Nel Pd gira un sentimento che ha poco di politico e molto di primordiale: il terrore. Terrore che Giuseppe Conte, dopo aver letto per davvero le carte dell’inchiesta su Matteo Ricci decida di far saltare tutto: le Marche, la Campania, e magari anche la fragile tregua nel campo largo. Il clima è plumbeo. Whatsapp carichi di sospiri, sguardi bassi nei corridoi del Nazareno, silenzi da cripta. E una Elly Schlein chiusa per giorni in un mutismo strategico, quasi monacale. Perché nel frattempo Conte non parla, sibila. E questo basta a far tremare mezza coalizione.
Il racconto tranquillizzante non tiene più
Per giorni si è provato a raccontare che tutto è sotto controllo. Ricci è una persona perbene, l’avviso di garanzia è roba tecnica, forse nemmeno grave: due affidamenti a qualche associazione culturale, quando era sindaco di Pesaro. E comunque si è difeso bene a In Onda, evocando un collaboratore infedele, dicendo di essere parte lesa. In più, sospirano al Nazareno, i sondaggi lo davano avanti: non sarà mica un caso che l’avviso arrivi proprio adesso?
Questa lettura ha fatto sperare, per un attimo, che Conte avrebbe chiuso un occhio. E invece no. «Non possiamo fare sempre come a Bibbiano», ha detto il leader M5s. E poi: «Devo prima capire bene di cosa si tratta, a Pesaro». Traduzione: non garantisco nulla.
Conte sogna Palazzo Chigi (per la terza volta)
Il punto, in realtà, è un altro. Giuseppe Conte non vuole fare il giudice delle candidature, ma il capo della coalizione. E la tentazione di usare Ricci come arma politica è forte. Se lo dichiarasse “incandidabile”, colpirebbe proprio Elly Schlein, che conta sulle Marche per strappare un 4 a 1 alle Regionali (Veneto perso, ma Toscana, Puglia, Campania e forse appunto le Marche vinte). Sarebbe il trampolino per chiedere leadership. Ma con un 3 a 2 tutto cambia. E lui, Conte, potrebbe spuntare come l’unico federatore credibile.
Certo, c’è un problema: in Campania c’è Roberto Fico, che i 5 Stelle vorrebbero candidare. E se il Pd si incattivisce per Ricci, magari blocca Fico. Peggio ancora, si scatena Vincenzo De Luca – già di suo ingestibile – e salta anche Napoli. Vale la pena? Secondo alcuni, per Conte sì, eccome. Perdere anche la Campania sarebbe un disastro per Elly, tale da rimettere persino in discussione la sua segreteria. Una sconfitta che lui, il coccodrillo in cachemire, potrebbe presentare come fatalità. Ma che in realtà si porterebbe addosso come una medaglia.
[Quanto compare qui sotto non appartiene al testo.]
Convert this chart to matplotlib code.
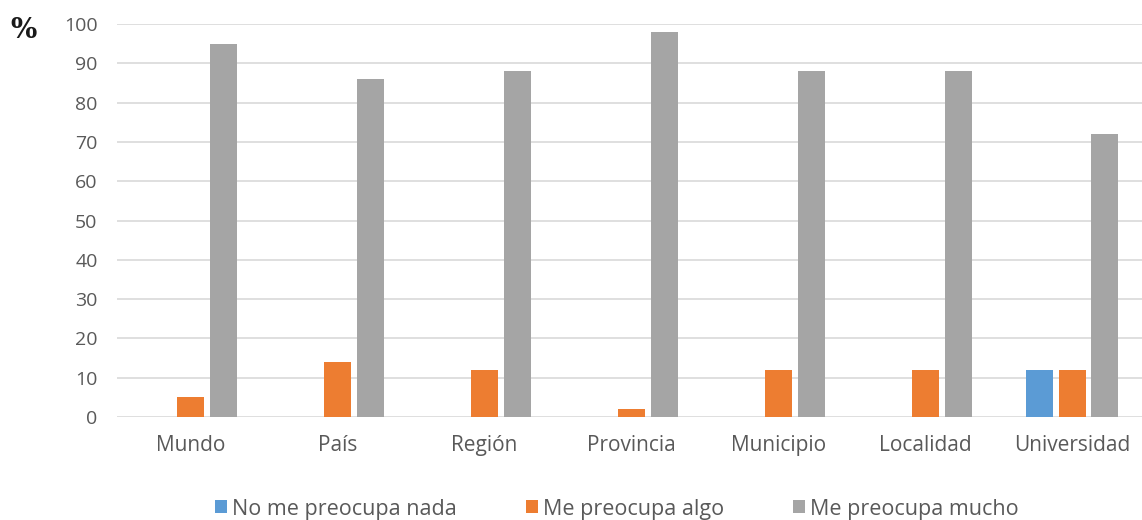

Il vento di Travaglio e la memoria lunga di Giuseppi
A soffiare sulle vele di Conte ci si è messo anche Marco Travaglio, che ha già scritto: «Ricci spende e spande denaro pubblico per costruirsi consenso… un classico abuso d’ufficio, purtroppo depenalizzato». Parole che sembrano un segnale. Per chi ha buona memoria, è lo stesso Travaglio che salì sul palco dei Fori Imperiali durante il corteo grillino tra applausi e gridolini. Un ideologo più ascoltato di Grillo, ormai. E Conte? Sa bene cosa fare. La finestra politica è perfetta. Tornare a Palazzo Chigi, per la terza volta, battendo il record di Craxi. Lui, che ha attraversato governi gialloverdi, giallorossi, draghiani. Che ha fatto il pacifista ma abbracciava Trump e strizzava l’occhio a Putin.
Il coccodrillo aspetta. E il Pd si spacca
Nel Pd nessuno sa che fare. Elly Schlein ripete: «Senza Conte non si va da nessuna parte». E forse ha ragione. Ma intanto Conte gioca col fuoco, mentre Goffredo Bettini viene evocato come l’unico possibile mediatore. Goffry, lo chiamano. Come nei momenti peggiori. Qualcuno sussurra: «Promettigli quello che vuole». L’importante è che il Conte camaleonte non diventi coccodrillo.